Lección de gastronomía
(Publicado originalmente en www.letraszurdas.wordpress.com)
Bioy Casares decía que escribir se parece a cocinar. Durante un taller literario contó que, cuando le invadía el temor de quedarse solo y tener que valerse por sí mismo, pedía recetas. “Es muy fácil -lo tranquilizaban entonces- Pones tal cosa y tal cosa, en cantidad suficiente”. “¿En cantidad suficiente?”, se preguntaba él, “¿Qué es en cantidad suficiente?”. Si tuviese que contestarle mi madre, que es una cocinera excelente, le diría lo mismo que me ha dicho a mí tantas veces: “Ya ves tú”, y el pobre Bioy desistiría de la cuestión y concluiría, como en su día hizo: “A lo mejor escribir bien consiste en saber, en cada momento de la composición, cuál es la cantidad suficiente”. O sea, lo que dice mi madre: “Ya vas viendo tú”. Y es casi tan difícil lo que dice Bioy como ser buena cocinera.
Yo, no obstante, no supe que mi madre era una cocinera excelente hasta hace bien poco. De hecho, no pensé siquiera que fuese cocinera, sino simplemente madre. No la consideraba así porque, por ejemplo, ella nunca puso nombre a lo que preparaba. Era carne, pescado, arroz. Nunca ternera al azafrán, rodaballo con salsa de almendras; ni siquiera espaguetis a la boloñesa. Tampoco anotó nunca las recetas que, con continuas variantes, lleva usando desde hace casi 40 años. No puedes preguntarle qué le puso a aquella merluza que tomasteis hace un mes y que tenía aquel toque tan especial porque no se acordará. La siguiente vez que haga merluza ya no sabrá igual a aquella. Quizá mejor, pero nunca igual.
No puedes esperar tampoco que la tortilla de calabacín que tú le explicaste cómo hacer sepa ni remotamente como la tuya. De hecho, ni la primera vez ha seguido con fidelidad tus pasos. La tuya es una tortilla de recetario, una tortilla repetida en un millón y medio de cocinas. La suya es una tortilla única y, si así se le antoja, irrepetible.
Durante mucho tiempo pensé que ese cocinar sin partitura era el cocinar de todas las casas y que el instinto culinario de mi madre venía de serie en todas las madres. Los años -y las comidas en otras casas- acabaron desvelando que el modesto quehacer de mi madre en la cocina, con ese poquito aquí y ese otra pizca allá, con ese gusto por lo sencillo, con ese mimo casi invisible, era en realidad excelencia gastronómica, y que la única manera de seguirle los pasos consistía en lograr aplicar -quién sabe cómo- su indicación infalible: “Ya ves tú”.

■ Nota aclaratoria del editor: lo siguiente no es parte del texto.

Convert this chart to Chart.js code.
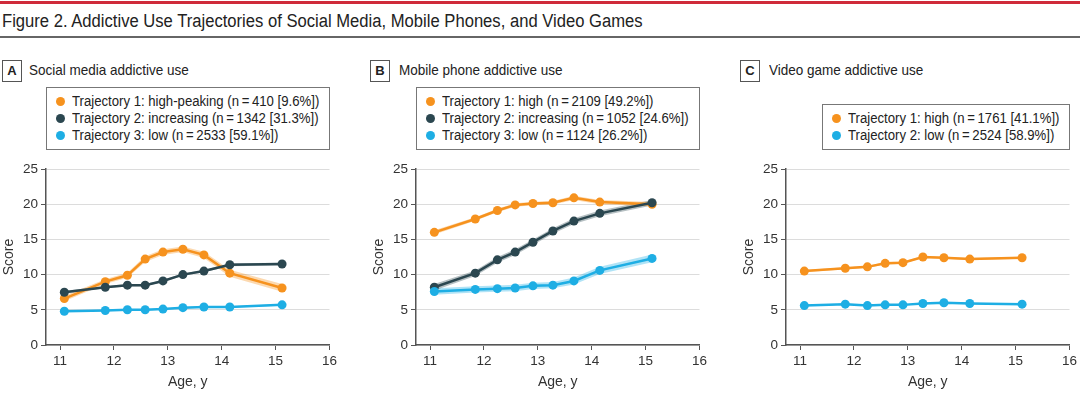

Con los años he descubierto también que los escritores que más me gustan son los que escriben como mi madre cocina: los que nutren sin empachar y convierten cuatro pobres ingredientes en un deleite; los que miran ante sí y, como ella, son capaces de ver.
Yo, que no he parado de buscar en recetarios y de lagrimear con la vista clavada en borboteantes ollas, sigo haciendo platos repetibles hasta el infinito. Aun así, juro que no me cansaré de escudriñar en los pucheros hasta que sea capaz de escribir como ella cocina.